We should not go out of our way to make people feel uncomfortable. In some churches, visitors are asked not to give to the offering so that they will realize the church is not after their money. That’s not a bad idea. A few words of explanation can go a long way at clearing up misunderstandings. But if taking an offering as an act of worship makes visitors uncomfortable, they will just have to be uncomfortable. Perhaps if visitors saw God’s people giving generously, emptying their wallets into the plate, they would fall down and say, “Surely God is in this place.”

Paul was unwilling to accept remuneration in some of the places he preached (see, for example, 1 Cor. 9:12ff; 1 Thess. 2:9), and some may find in this example a reason not to require public offerings. But doesn’t the context show us that this was Paul’s practice in new mission areas? No one should go to evangelize any people group and demand money from them. The unsaved are not responsible to support missions (3 John 7). But once a church is established with preaching and the other means of grace, it’s time to start taking an offering.

Once you set up electronic giving with your bank, you can forget about it. Never again will you have to ask, “Did I remember my check book?” “Do I have the right offering envelope?” With a few clicks of the mouse, you can eliminate the need to think about giving at all. And that’s the problem. If we give as a part of our weekly, corporate worship, we have the opportunity to remember who God is and just how dependent we are upon him. Weekly, corporate giving brings us face to face with our needs and the necessity of trusting the Lord to supply. It also gives us the opportunity to thank him for all he has given us and to acknowledge that every dime in every account belongs to him, not just the percentage we’re putting in the plate.

Electronic giving is a pragmatic idea the church can do without, in spite of Zac Veron’s enthusiastic endorsement. Not only is it not a good idea, it may end up being spiritually harmful. Surely we can be inconvenienced to write a check once a week.


[1] “When Martin Bucer (1491—1551) in his Grund und Ursach of 1524 tried to summarize what should be included in the service of worship, he appealed to the text of Acts 2:42, ‘And they continued in the teaching and fellowship of the Apostles, in the breaking of bread and the prayers.’ As Bucer understood this, the service of worship which aspired to follow the apostolic example should include preaching and teaching, the giving of alms, the celebration of communion and the service of prayer.
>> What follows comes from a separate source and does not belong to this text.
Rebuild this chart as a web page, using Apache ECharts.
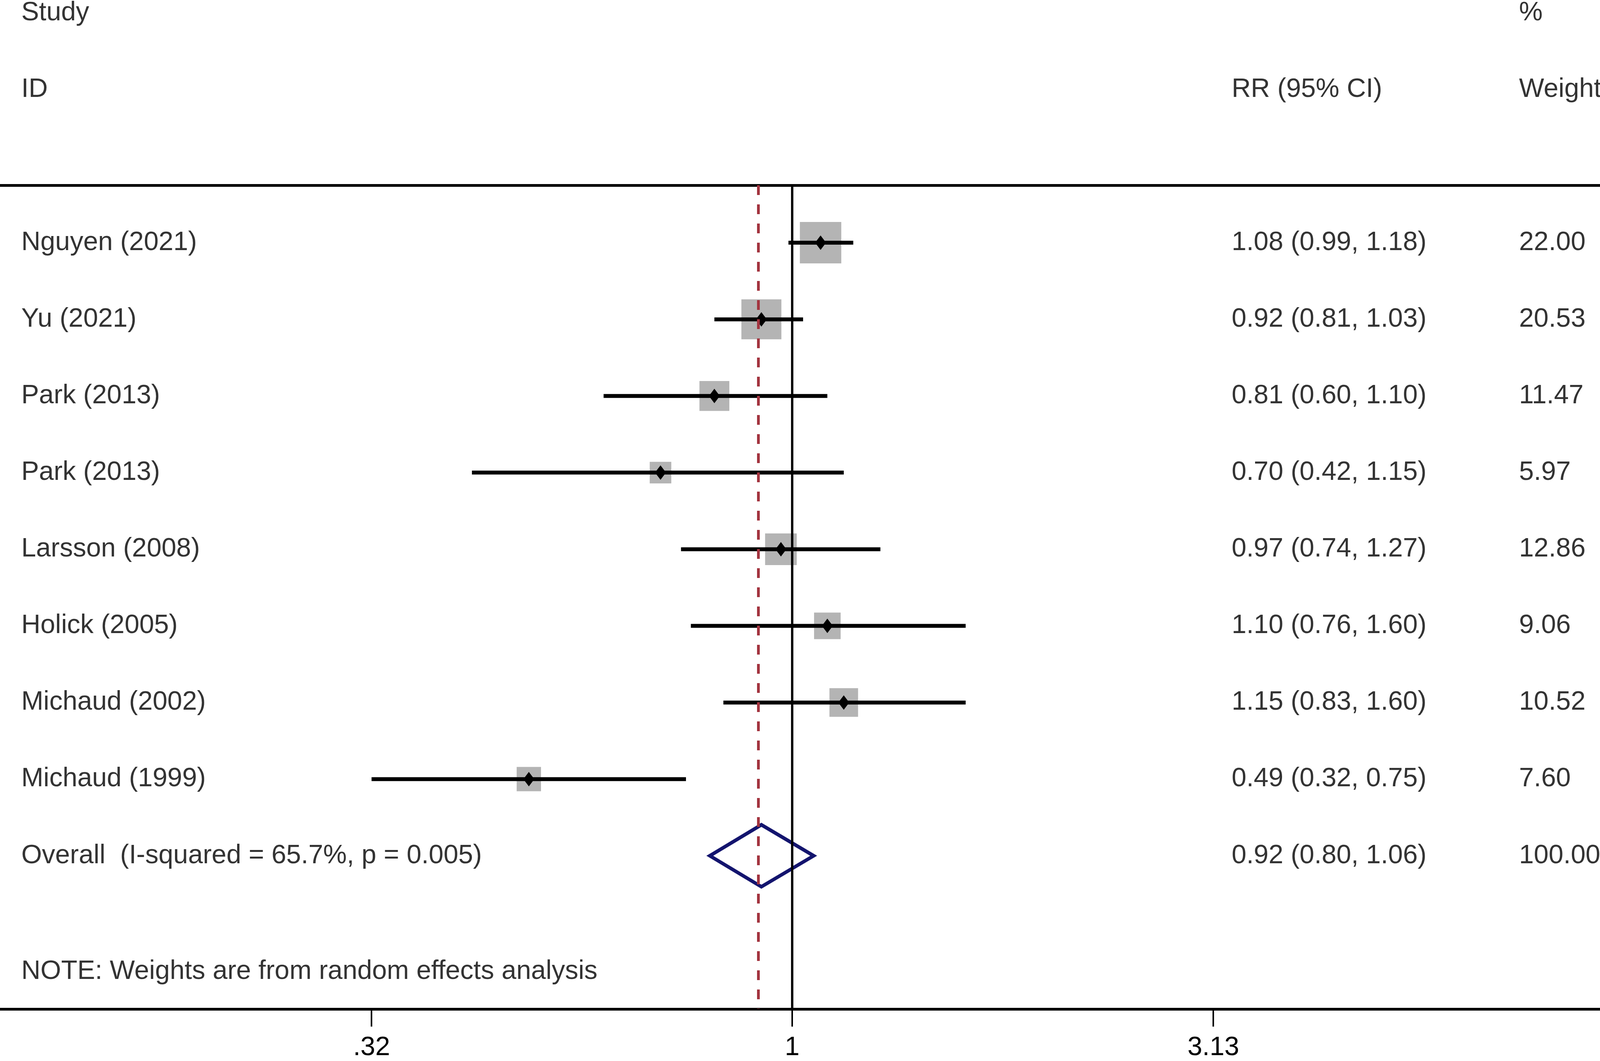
<!DOCTYPE html>
<html>
<head>
<meta charset="utf-8">
<title>Forest plot</title>
<script src="https://cdn.jsdelivr.net/npm/echarts@6/dist/echarts.min.js"></script>
<style>
  html, body { margin: 0; padding: 0; background: #fff; }
  #chart { width: 4317px; height: 2715px; }
</style>
</head>
<body>
<div id="chart"></div>
<script>
// study rows, top to bottom
const studies = ['Nguyen (2021)', 'Yu (2021)', 'Park (2013)', 'Park (2013)', 'Larsson (2008)', 'Holick (2005)', 'Michaud (2002)', 'Michaud (1999)'];
const rr = [1.08, 0.92, 0.81, 0.70, 0.97, 1.10, 1.15, 0.49];
const ciLower = [0.99, 0.81, 0.60, 0.42, 0.74, 0.76, 0.83, 0.32];
const ciUpper = [1.18, 1.03, 1.10, 1.15, 1.27, 1.60, 1.60, 0.75];
const weights = [22.00, 20.53, 11.47, 5.97, 12.86, 9.06, 10.52, 7.60];

const overallLabel = 'Overall  (I-squared = 65.7%, p = 0.005)';
const overallRR = 0.92;
const overallLower = 0.80;
const overallUpper = 1.06;
const overallWeight = 100.00;

const tickValues = [0.32, 1, 3.13];
const tickLabels = ['.32', '1', '3.13'];

const headStudy = ['Study', 'ID'];
const headRR = 'RR (95% CI)';
const headWeight = ['%', 'Weight'];
const noteText = 'NOTE: Weights are from random effects analysis';

// layout (log10 units on x, row numbers on y)
const X_MIN = -0.932, X_MAX = 1.052;
const COL_STUDY = -0.907, COL_RR = 0.5170, COL_WEIGHT = 0.8552;
const ROW_OVERALL = studies.length + 1;
const ROW_NOTE = 10.51;
const FONT = 'Liberation Sans, Arial, sans-serif';
const FS = 68;

const lg = v => Math.log10(v);
const fmt = v => v.toFixed(2);

const rows = studies.map((s, i) => i + 1);

// text items
const textData = [];
headStudy.forEach((t, i) => textData.push({ name: t, value: [COL_STUDY, i - 2] }));
textData.push({ name: headRR, value: [COL_RR, -1] });
headWeight.forEach((t, i) => textData.push({ name: t, value: [COL_WEIGHT, i - 2] }));
studies.forEach((s, i) => {
  textData.push({ name: s, value: [COL_STUDY, rows[i]] });
  textData.push({ name: fmt(rr[i]) + ' (' + fmt(ciLower[i]) + ', ' + fmt(ciUpper[i]) + ')', value: [COL_RR, rows[i]] });
  textData.push({ name: fmt(weights[i]), value: [COL_WEIGHT, rows[i]] });
});
textData.push({ name: overallLabel, value: [COL_STUDY, ROW_OVERALL] });
textData.push({ name: fmt(overallRR) + ' (' + fmt(overallLower) + ', ' + fmt(overallUpper) + ')', value: [COL_RR, ROW_OVERALL] });
textData.push({ name: fmt(overallWeight), value: [COL_WEIGHT, ROW_OVERALL] });
textData.push({ name: noteText, value: [COL_STUDY, ROW_NOTE] });

const chart = echarts.init(document.getElementById('chart'), null, { renderer: 'canvas' });

const option = {
  backgroundColor: '#fff',
  animation: false,
  grid: { left: 0, right: 0, top: 474, bottom: 123 },
  xAxis: [
    {
      type: 'value',
      min: X_MIN,
      max: X_MAX,
      position: 'bottom',
      splitLine: { show: false },
      axisLine: { show: true, onZero: false, lineStyle: { color: '#000', width: 7 } },
      axisTick: { show: true, customValues: tickValues.map(lg), length: 45, lineStyle: { color: '#000', width: 4 } },
      axisLabel: {
        show: true,
        customValues: tickValues.map(lg),
        margin: 65,
        color: '#000',
        fontFamily: FONT,
        fontSize: FS,
        formatter: v => {
          let best = 0;
          tickValues.forEach((t, i) => { if (Math.abs(lg(t) - v) < Math.abs(lg(tickValues[best]) - v)) best = i; });
          return tickLabels[best];
        }
      }
    },
    {
      type: 'value',
      min: X_MIN,
      max: X_MAX,
      position: 'top',
      splitLine: { show: false },
      axisLine: { show: true, onZero: false, lineStyle: { color: '#000', width: 7 } },
      axisTick: { show: false },
      axisLabel: { show: false }
    }
  ],
  yAxis: {
    type: 'value',
    min: 0.25,
    max: 11,
    inverse: true,
    show: false,
    splitLine: { show: false }
  },
  series: [
    // reference lines: null (RR = 1) and overall estimate
    {
      type: 'scatter',
      data: [],
      z: 1,
      markLine: {
        silent: true,
        symbol: 'none',
        label: { show: false },
        data: [
          { xAxis: lg(1), lineStyle: { color: '#000', width: 6, type: 'solid' } },
          { xAxis: lg(overallRR), lineStyle: { color: '#a3343f', width: 7, type: [25, 24] } }
        ]
      }
    },
    // weight boxes
    {
      type: 'scatter',
      z: 2,
      symbol: 'rect',
      symbolSize: v => 22.6 * Math.sqrt(v[2]),
      itemStyle: { color: '#b4b4b4', opacity: 1 },
      data: studies.map((s, i) => [lg(rr[i]), rows[i], weights[i]])
    },
    // confidence intervals
    {
      type: 'custom',
      z: 3,
      data: studies.map((s, i) => [lg(ciLower[i]), lg(ciUpper[i]), rows[i]]),
      encode: { x: [0, 1], y: 2 },
      renderItem: (params, api) => {
        const a = api.coord([api.value(0), api.value(2)]);
        const b = api.coord([api.value(1), api.value(2)]);
        return {
          type: 'line',
          shape: { x1: a[0], y1: a[1], x2: b[0], y2: b[1] },
          style: { stroke: '#000', lineWidth: 10 }
        };
      }
    },
    // point estimates
    {
      type: 'scatter',
      z: 4,
      symbol: 'diamond',
      symbolSize: [28, 37],
      itemStyle: { color: '#000', opacity: 1 },
      data: studies.map((s, i) => [lg(rr[i]), rows[i]])
    },
    // pooled estimate diamond
    {
      type: 'custom',
      z: 4,
      data: [[lg(overallLower), lg(overallRR), lg(overallUpper), ROW_OVERALL]],
      encode: { x: [0, 1, 2], y: 3 },
      renderItem: (params, api) => {
        const l = api.coord([api.value(0), api.value(3)]);
        const c = api.coord([api.value(1), api.value(3)]);
        const r = api.coord([api.value(2), api.value(3)]);
        const h = api.size([0, 0.404])[1];
        return {
          type: 'polygon',
          shape: { points: [[l[0], l[1]], [c[0], c[1] - h], [r[0], r[1]], [c[0], c[1] + h]] },
          style: { fill: 'none', stroke: '#13146e', lineWidth: 9, lineJoin: 'miter' }
        };
      }
    },
    // text columns
    {
      type: 'scatter',
      z: 5,
      clip: false,
      symbolSize: 0,
      silent: true,
      data: textData,
      label: {
        show: true,
        position: 'right',
        distance: 0,
        formatter: '{b}',
        color: '#000',
        fontFamily: FONT,
        fontSize: FS
      }
    }
  ]
};

chart.setOption(option);
</script>
</body>
</html>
Perhaps most of this would seem self-evident except for the second of the four pasts, the giving of alms. Bucer’s approach to the Greek text of the book of Acts, if a bit original, was certainly sound enough. The Greek word in question is koinonia which can mean communion or fellowship or very practically the sharing of material goods with those who are in need. We can leave aside the question of whether Bucer’s translation was completely appropriate. His sense of liturgical balance was impeccable. The giving of alms should always be regarded as one of the constituent elements of Christian worship.” Hughes Oliphant Old, Worship that is Reformed According to Scripture (Atlanta: John Knox Press, 1984), 149.